● **YOUR GOAL**
Please list all lines of the material below in which the string "Plotly" occurs.

● **RECORDS TO PROCESS**
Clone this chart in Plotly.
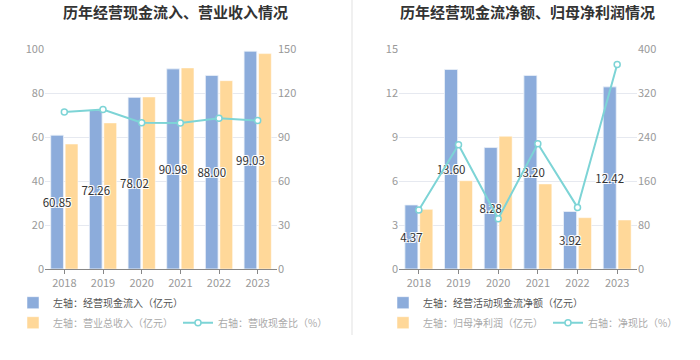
==
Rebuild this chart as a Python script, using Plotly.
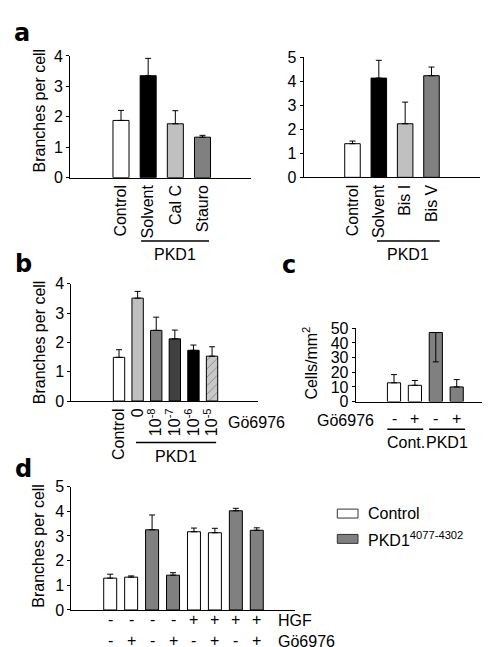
--
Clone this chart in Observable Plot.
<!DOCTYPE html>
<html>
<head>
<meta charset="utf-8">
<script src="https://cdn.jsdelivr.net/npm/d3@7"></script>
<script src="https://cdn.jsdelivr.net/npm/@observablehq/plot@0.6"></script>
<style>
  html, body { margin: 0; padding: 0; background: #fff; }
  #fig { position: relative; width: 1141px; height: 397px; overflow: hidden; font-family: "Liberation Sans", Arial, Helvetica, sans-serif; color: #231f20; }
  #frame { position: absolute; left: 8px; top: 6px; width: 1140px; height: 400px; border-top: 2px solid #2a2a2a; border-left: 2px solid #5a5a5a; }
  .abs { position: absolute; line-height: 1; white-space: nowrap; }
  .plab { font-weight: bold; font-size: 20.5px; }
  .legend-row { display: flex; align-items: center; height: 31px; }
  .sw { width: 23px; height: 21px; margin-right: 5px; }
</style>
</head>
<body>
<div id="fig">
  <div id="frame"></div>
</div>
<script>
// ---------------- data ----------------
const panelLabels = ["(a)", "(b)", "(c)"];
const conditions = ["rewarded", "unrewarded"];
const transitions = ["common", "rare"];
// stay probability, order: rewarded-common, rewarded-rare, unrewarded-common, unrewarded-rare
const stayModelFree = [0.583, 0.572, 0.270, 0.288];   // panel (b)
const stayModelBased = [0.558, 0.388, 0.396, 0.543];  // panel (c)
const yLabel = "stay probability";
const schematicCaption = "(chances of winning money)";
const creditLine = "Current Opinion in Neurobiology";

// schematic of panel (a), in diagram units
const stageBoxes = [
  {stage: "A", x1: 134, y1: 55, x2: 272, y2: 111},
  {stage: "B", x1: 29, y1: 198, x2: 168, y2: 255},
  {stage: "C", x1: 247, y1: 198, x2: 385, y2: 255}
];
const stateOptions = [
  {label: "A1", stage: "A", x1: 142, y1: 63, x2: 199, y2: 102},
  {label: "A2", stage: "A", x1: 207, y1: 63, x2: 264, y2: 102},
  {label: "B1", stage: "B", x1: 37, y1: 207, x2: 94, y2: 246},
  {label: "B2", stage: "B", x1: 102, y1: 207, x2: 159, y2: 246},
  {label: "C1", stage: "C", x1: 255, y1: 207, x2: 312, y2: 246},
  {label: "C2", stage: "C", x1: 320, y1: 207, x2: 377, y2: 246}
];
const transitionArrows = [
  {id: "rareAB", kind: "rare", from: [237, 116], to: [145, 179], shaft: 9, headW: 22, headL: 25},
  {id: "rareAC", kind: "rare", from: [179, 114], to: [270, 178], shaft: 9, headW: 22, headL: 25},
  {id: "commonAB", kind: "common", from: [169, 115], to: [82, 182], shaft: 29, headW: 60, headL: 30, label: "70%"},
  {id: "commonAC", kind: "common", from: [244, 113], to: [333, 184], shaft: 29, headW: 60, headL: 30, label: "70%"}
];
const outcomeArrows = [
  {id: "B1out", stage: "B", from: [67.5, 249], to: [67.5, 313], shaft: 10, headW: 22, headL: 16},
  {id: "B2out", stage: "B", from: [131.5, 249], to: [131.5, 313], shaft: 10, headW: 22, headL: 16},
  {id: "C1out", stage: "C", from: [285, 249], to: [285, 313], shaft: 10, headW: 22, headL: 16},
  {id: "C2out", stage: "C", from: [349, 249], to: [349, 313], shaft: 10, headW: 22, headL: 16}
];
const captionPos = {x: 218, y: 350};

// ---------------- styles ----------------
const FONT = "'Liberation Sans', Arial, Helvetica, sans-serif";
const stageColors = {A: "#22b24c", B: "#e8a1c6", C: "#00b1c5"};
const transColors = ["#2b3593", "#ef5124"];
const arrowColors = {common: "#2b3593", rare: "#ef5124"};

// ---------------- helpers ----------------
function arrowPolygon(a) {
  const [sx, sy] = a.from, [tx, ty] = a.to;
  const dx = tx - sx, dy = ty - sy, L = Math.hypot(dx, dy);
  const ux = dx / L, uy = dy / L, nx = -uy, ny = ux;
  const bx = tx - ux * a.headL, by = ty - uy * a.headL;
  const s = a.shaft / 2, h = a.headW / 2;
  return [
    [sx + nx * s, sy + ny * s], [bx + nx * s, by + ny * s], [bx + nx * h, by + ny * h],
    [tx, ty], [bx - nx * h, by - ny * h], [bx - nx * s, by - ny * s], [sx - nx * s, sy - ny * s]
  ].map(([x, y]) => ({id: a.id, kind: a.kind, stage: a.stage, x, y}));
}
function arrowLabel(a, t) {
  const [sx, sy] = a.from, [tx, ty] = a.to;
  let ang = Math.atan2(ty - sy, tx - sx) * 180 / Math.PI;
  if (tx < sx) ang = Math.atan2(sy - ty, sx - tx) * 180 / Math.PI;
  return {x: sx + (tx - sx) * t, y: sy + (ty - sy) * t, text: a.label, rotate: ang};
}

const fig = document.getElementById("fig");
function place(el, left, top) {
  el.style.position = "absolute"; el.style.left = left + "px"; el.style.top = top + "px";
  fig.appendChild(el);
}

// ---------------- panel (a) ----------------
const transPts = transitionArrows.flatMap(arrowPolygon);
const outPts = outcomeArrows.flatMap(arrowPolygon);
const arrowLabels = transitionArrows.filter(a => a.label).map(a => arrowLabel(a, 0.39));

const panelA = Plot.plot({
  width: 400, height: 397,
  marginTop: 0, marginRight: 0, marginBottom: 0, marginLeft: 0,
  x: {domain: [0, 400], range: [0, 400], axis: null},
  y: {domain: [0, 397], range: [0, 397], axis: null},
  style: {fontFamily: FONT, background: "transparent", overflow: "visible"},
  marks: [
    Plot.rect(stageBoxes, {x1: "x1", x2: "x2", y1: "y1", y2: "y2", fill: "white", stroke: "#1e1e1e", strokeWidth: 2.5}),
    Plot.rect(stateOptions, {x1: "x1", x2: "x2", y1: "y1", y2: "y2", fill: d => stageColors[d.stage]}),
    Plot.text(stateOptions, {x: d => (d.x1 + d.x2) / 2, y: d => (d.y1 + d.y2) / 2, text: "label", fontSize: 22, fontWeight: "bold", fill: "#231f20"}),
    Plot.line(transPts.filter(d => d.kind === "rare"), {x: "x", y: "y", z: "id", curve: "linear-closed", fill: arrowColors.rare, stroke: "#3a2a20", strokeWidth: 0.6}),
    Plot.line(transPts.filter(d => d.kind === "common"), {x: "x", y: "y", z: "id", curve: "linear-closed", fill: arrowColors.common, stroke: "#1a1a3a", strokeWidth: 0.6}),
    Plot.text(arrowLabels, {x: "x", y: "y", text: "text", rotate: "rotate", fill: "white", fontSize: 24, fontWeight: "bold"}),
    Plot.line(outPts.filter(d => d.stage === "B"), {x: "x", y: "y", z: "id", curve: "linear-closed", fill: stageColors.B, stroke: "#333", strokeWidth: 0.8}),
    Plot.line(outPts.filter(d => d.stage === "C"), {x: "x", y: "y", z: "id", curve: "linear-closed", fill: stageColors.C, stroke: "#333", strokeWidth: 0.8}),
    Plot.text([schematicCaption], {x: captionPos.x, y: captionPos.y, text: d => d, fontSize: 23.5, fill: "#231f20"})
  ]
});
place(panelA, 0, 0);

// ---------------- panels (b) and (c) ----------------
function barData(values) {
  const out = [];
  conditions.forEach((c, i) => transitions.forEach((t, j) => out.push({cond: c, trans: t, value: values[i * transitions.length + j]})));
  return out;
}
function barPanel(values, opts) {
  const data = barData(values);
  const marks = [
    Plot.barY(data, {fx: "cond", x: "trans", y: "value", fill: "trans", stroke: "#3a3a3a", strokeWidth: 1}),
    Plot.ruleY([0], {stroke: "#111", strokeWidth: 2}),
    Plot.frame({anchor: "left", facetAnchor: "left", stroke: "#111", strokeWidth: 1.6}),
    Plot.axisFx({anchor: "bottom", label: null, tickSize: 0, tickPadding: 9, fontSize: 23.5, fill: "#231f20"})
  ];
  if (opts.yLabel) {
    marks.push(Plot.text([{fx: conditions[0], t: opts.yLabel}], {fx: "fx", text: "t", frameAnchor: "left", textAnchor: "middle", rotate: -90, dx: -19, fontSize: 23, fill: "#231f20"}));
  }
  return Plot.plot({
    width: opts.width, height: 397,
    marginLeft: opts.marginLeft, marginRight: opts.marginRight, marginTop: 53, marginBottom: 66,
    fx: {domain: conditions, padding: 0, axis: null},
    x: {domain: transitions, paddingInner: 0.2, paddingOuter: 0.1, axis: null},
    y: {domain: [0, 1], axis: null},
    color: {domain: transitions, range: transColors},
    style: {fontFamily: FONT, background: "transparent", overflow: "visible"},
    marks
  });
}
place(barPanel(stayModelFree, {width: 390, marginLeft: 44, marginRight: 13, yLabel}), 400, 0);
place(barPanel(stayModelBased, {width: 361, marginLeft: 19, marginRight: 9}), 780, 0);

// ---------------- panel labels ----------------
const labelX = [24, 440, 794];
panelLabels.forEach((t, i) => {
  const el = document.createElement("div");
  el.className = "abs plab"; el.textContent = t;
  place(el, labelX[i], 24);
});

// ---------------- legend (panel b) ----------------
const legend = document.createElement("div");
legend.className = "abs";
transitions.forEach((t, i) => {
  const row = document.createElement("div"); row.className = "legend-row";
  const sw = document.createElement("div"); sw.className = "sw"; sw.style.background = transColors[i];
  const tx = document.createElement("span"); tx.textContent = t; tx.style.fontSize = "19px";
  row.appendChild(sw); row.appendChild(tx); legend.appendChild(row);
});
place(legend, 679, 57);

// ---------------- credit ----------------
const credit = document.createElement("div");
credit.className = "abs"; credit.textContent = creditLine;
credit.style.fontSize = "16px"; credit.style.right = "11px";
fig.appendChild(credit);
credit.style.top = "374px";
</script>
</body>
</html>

● **RESPONSE**
Clone this chart in Plotly.
Rebuild this chart as a Python script, using Plotly.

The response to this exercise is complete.